Preserving structural sharing on disk

Structural sharing allows immer containers to be efficient. At runtime, two distinct containers can be operated on independently but internally they share nodes and use memory efficiently in that way.

However when such containers are serialized in a trivial form, for example, as JSON lists, this sharing is lost: they become truly independent—the same data is stored multiple times on disk, and later, when read back into memory, the program has lost the structural sharing.

This library operates on the internal structure of immer containers: allowing it to be serialized, deserialized and transformed. This enables more efficient storage, particularly when many nodes are reused, and, even more importantly, preserving structural sharing after deserializing the containers.

Transforming data with structural sharing

Consider this scenario where you have multiple immer::vector<std::string>, where the various instances are derived from one another. Some of these vectors would be completely identical, while others would have just a few elements different. This scenario is not uncommon, for example, when implementing the undo history of an application by preserving the previous states.

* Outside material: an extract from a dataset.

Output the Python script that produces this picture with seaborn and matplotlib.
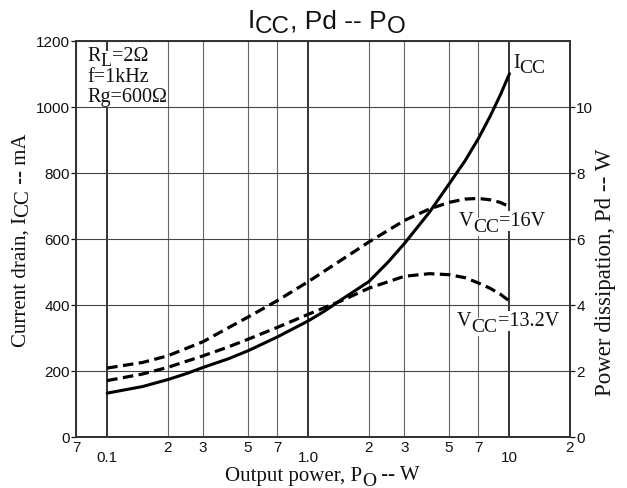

The goal is to apply a transformation function to these vectors with something like std::transform.

A direct approach would be to take each vector and create a new vector by applying the transformation function for each element. However, after this process, all the structural sharing of the original containers would be lost—the result would be multiple independent vectors without any structural sharing, and the transformation may have been applied unnecessarily multiple times to identical elements that were previously shared.

This library enables the application of the transformation function directly on the nodes, preserving structural sharing. Additionally, regardless of how many times a node is reused, the transformation needs to be performed only once.

How?

To solve this problem, this library introduces the notion of a pool.

A pool represents a set of immer containers of a specific type. For example, we may have a pool that contains all immer::vector<int> of our document. You can think of it as a small database of immer containers. When serializing the pool, the internal structure of all those immer containers is written as a whole, preserving the structural sharing between those containers.

Note that for the most part, the user of the library is not concerned with pools, as they are generated automatically from your data structures. However, you may become aware of them in the JSON output or when transforming recursive data structures.